A History of Austria - Part X
Death of an Empire: Austria in World War I (1914 to 1918)
By 1914, Franz Joseph I had turned into an old man. If you make it to the treasury in Vienna, you will see the elaborately decorated and embroiled clothing for representative ceremonies that courts all over Europe used in the past millennium. Note that those from the K. & K. Empire are the most elaborate ones, much more than the medieval robes they were modelled after.
This was done to fake power and impress the crowds - you find a similar strategy manifested in the pompous buildings, such as the Hofburg Palace. The Hofburg was built at a point when everybody must have realised that the empire was already lying in state. Empress Elisabeth had been killed in 1898 by an Italian anarchist, and her son Rudolf had committed suicide even earlier in 1889 after a love affair. Franz Joseph′s nephew Franz Ferdinand was supposed to follow him on the throne.
On the 28th of June 1914, the Serbian national holiday, Franz Ferdinand visited army camps in Austria′s territory of Bosnia-Herzegowina. This was on the doorstep of Serbia and a severe provocation. A young man called Gavrilo Princip assassinated him and his wife Sophie. In response, Austria demanded extensive rights for investigations in Serbia, which was denied. What followed was a line of falling domino stones: all main powers of Europe were allied in one way or another and now declared war to their enemies or the enemies of their allies. The two big alliances were the Mittelmächte on one side (Austria-Hungary, Germany, Bulgaria, Turkey and Italy until 1917) and the Entente on the other (Britain, France, Russia, involuntarily Belgium, Serbia and, from 1917, Italy).
Don′t make the mistake to think that this war happened because the prince of a dying Empire was killed. There were many reasons for World War I, mostly concerned with power, greed and a pronounced nationalism all over Europe, stoked by the imperialist race for "den Platz an der Sonne" ("a spot in the sun"). This war was the most devastating of all wars Europe had ever seen; it was the first one with modern warfare and large-scale trenches with in which millions were used as gun fodder, slaughtered with newly developed explosives, poison gas or in brutal man to man fights.
For Austria-Hungary, the war was a complete disaster. The k. & k. military was in bad shape and the industrialisation of the eastern part of the empire was not very advanced, resulting in bad transport. Austria lost grounds to Russia and had to withdraw from its now Polish territories in Galicia. The frontlines were maintained with Prussian aid. Serbia turned out to be much more sophisticated than expected and progress was made only slowly and with the help of Bulgaria.
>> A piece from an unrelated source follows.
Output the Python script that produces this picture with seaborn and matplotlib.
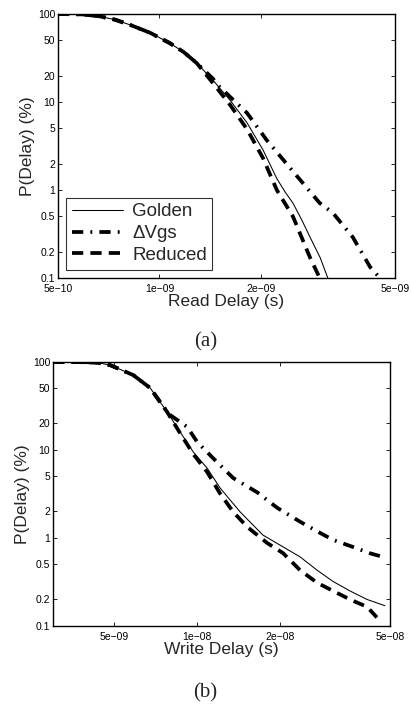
import numpy as np
import pandas as pd
import matplotlib
matplotlib.use("Agg")
import matplotlib.pyplot as plt
from matplotlib.ticker import FixedLocator, FixedFormatter, NullLocator
import seaborn as sns

# ---- read delay (panel a) ----
read_golden_x = [5.0e-10, 5.9e-10, 6.66e-10, 7.4e-10, 8.2e-10, 9.4e-10, 1.07e-9, 1.18e-9, 1.29e-9,
                 1.44e-9, 1.62e-9, 1.82e-9, 2.03e-9, 2.23e-9, 2.36e-9, 2.49e-9, 2.65e-9, 2.80e-9,
                 3.0e-9, 3.16e-9]
read_golden_p = [100, 99, 94, 86, 75, 61, 47, 37, 27.7,
                 17.8, 10.5, 5.8, 2.85, 1.35, 0.95, 0.71, 0.45, 0.29,
                 0.17, 0.1]
read_vgs_x = [5.0e-10, 5.9e-10, 6.66e-10, 7.4e-10, 8.2e-10, 9.4e-10, 1.07e-9, 1.18e-9, 1.29e-9,
              1.44e-9, 1.51e-9, 1.82e-9, 2.08e-9, 2.5e-9, 2.99e-9, 3.27e-9, 3.75e-9, 4.22e-9, 4.51e-9]
read_vgs_p = [100, 99, 94, 86, 75, 61, 47, 37, 27.7,
              18.5, 14.8, 7.5, 3.7, 1.6, 0.71, 0.55, 0.29, 0.133, 0.1]
read_red_x = [5.0e-10, 5.9e-10, 6.66e-10, 7.4e-10, 8.2e-10, 9.4e-10, 1.07e-9, 1.18e-9, 1.29e-9,
              1.44e-9, 1.62e-9, 1.82e-9, 2.03e-9, 2.23e-9, 2.49e-9, 2.8e-9, 2.99e-9]
read_red_p = [100, 99, 94, 86, 75, 61, 47, 37, 27.7,
              16.5, 9.3, 4.9, 2.3, 1.0, 0.5, 0.17, 0.1]

# ---- write delay (panel b) ----
write_golden_x = [3.0e-9, 4.0e-9, 4.45e-9, 4.84e-9, 5.86e-9, 6.75e-9, 7.78e-9, 8.67e-9, 9.67e-9,
                  1.087e-8, 1.21e-8, 1.43e-8, 1.73e-8, 2.05e-8, 2.36e-8, 2.72e-8, 3.11e-8,
                  3.58e-8, 4.13e-8, 4.79e-8]
write_golden_p = [100, 99.5, 97, 92, 71, 50.7, 27, 16, 9.5,
                  6.2, 3.7, 1.98, 1.08, 0.79, 0.61, 0.43, 0.32,
                  0.25, 0.2, 0.17]
write_vgs_x = [3.0e-9, 4.0e-9, 4.45e-9, 4.84e-9, 5.86e-9, 6.75e-9, 7.78e-9, 7.97e-9, 9.19e-9,
               1.0e-8, 1.14e-8, 1.35e-8, 1.65e-8, 1.95e-8, 2.36e-8, 2.79e-8, 3.11e-8,
               3.67e-8, 4.23e-8, 4.79e-8]
write_vgs_p = [100, 99.5, 97, 92, 71, 50.7, 27, 25, 18.3,
               12.3, 8.1, 4.8, 3.3, 2.2, 1.53, 1.14, 0.95,
               0.79, 0.67, 0.6]
write_red_x = [3.0e-9, 4.0e-9, 4.45e-9, 4.84e-9, 5.86e-9, 6.75e-9, 7.78e-9, 8.67e-9, 9.67e-9,
               1.087e-8, 1.21e-8, 1.35e-8, 1.52e-8, 1.79e-8, 2.05e-8, 2.36e-8, 2.72e-8,
               3.11e-8, 3.58e-8, 4.13e-8, 4.48e-8]
write_red_p = [100, 99.5, 97, 92, 71, 50.7, 27, 15.5, 9.0,
               5.6, 3.2, 1.98, 1.33, 0.88, 0.67, 0.43, 0.31,
               0.25, 0.2, 0.165, 0.125]

y_ticks = [0.1, 0.2, 0.5, 1, 2, 5, 10, 20, 50, 100]
y_labels = ["0.1", "0.2", "0.5", "1", "2", "5", "10", "20", "50", "100"]
read_ticks = [5e-10, 1e-9, 2e-9, 5e-9]
read_labels = ["5e\u221210", "1e\u221209", "2e\u221209", "5e\u221209"]
write_ticks = [5e-9, 1e-8, 2e-8, 5e-8]
write_labels = ["5e\u221209", "1e\u221208", "2e\u221208", "5e\u221208"]

sns.set_style("ticks")
plt.rcParams["font.family"] = ["Liberation Sans", "DejaVu Sans"]

fig = plt.figure(figsize=(4.11, 7.07), dpi=100)
ax1 = fig.add_axes([0.141, 0.6068, 0.820, 0.3734])
ax2 = fig.add_axes([0.129, 0.1146, 0.820, 0.3734])

styles = {
    "Golden": dict(linewidth=0.75, linestyle="-"),
    "\u0394Vgs": dict(linewidth=2.7, linestyle=(0, (3.0, 1.9, 0.5, 1.9))),
    "Reduced": dict(linewidth=2.7, linestyle=(0, (3.0, 1.9))),
}

panels = [
    (ax1, [("Golden", read_golden_x, read_golden_p), ("\u0394Vgs", read_vgs_x, read_vgs_p),
           ("Reduced", read_red_x, read_red_p)],
     (5e-10, 5e-9), read_ticks, read_labels, "Read Delay (s)"),
    (ax2, [("Golden", write_golden_x, write_golden_p), ("\u0394Vgs", write_vgs_x, write_vgs_p),
           ("Reduced", write_red_x, write_red_p)],
     (3e-9, 5e-8), write_ticks, write_labels, "Write Delay (s)"),
]

for ax, series, xlim, xt, xl, xlabel in panels:
    for name, xs, ps in series:
        sns.lineplot(x=xs, y=ps, ax=ax, color="black", label=name, **styles[name])
    ax.set_xscale("log")
    ax.set_yscale("log")
    ax.set_xlim(*xlim)
    ax.set_ylim(0.1, 100)
    ax.xaxis.set_major_locator(FixedLocator(xt))
    ax.xaxis.set_major_formatter(FixedFormatter(xl))
    ax.yaxis.set_major_locator(FixedLocator(y_ticks))
    ax.yaxis.set_major_formatter(FixedFormatter(y_labels))
    ax.xaxis.set_minor_locator(NullLocator())
    ax.yaxis.set_minor_locator(NullLocator())
    ax.tick_params(direction="in", length=3, width=0.6, top=True, right=True,
                   labelsize=7.5, colors="black")
    ax.tick_params(axis="y", pad=2)
    ax.tick_params(axis="x", pad=4.5)
    for sp in ax.spines.values():
        sp.set_linewidth(1.0)
        sp.set_color("black")
    ax.set_xlabel(xlabel, fontsize=12.5, labelpad=0)
    ax.set_ylabel("P(Delay) (%)", fontsize=12.5, labelpad=2)

leg = ax1.legend(loc="lower left", fontsize=13.5, frameon=True, fancybox=False,
                 edgecolor="black", handlelength=2.7, handletextpad=0.5,
                 borderpad=0.3, labelspacing=0.25, borderaxespad=0.45)
leg.get_frame().set_linewidth(0.8)
ax2.get_legend().remove()

fig.text(0.5, 1 - 342 / 707, "(a)", ha="center", va="center", fontsize=15,
         family="Liberation Serif")
fig.text(0.5, 1 - 693 / 707, "(b)", ha="center", va="center", fontsize=15,
         family="Liberation Serif")

fig.savefig("out.png", dpi=100, facecolor="white")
In 1916, Franz Joseph died and Karl I became the last Austrian-Hungarian Emperor. The supplies in Vienna were bad and at starvation very common. In 1917, Italy changed the lines and caused Austria high losses in the southern parts of the Alps. Lenin went with German aid from Switzerland to Russia and with the start of the Russian Revolution, there was peace on the Eastern front.
In October 1918, after millions had lost their lives, the Empire fell apart. Karl I tried to transform it into a federation of nations with democratic structures. He accepted that he would not be involved in future governments, but did not resign formally (this is mostly why he and his family was kicked out of Austria a little while later). After more than 600 years, the Habsburg rule ended in Austria and the empire disintegrated into a whole bunch of small countries. Austria was now called the democratic republic of "Deutschösterreich" ("German-Austria") to emphasise its ethnic background. Many German-speaking people (mostly Swabians and Jews) from other parts of the former empire moved to Vienna.
A crippled nation: Austria after WWI
It was a country that nobody wanted: With the industries in Bohemia and the agriculture in Hungary, many thought that Austria was not sustainable. In addition, the peace treaties of Versailles and St. Germain (for Germany and Austria, respectively) forced Austria to pay fines as reparation to the Entente. It sold its navy, as access to the sea was lost to Italy and Serbia-Croatia-Slovenia (SHS) anyway.
Austria claimed all territories of the former Empire that had a German-speaking majority - but the Entente prohibited this in many cases. In several provinces there were attempts to spit from Austria and join other countries (Vorarlberg to Switzerland, Tyrol to Italy to re-establish unity as parts of Tyrol had been "paid" to Italy for changing the sides; Salzburg to Germany). The "Anschluss" (merging) with Germany was prohibited by the peace treaty and even the name Deutschösterreich had to be changed into "Republik Österreich" (Republic of Austria) in 1919.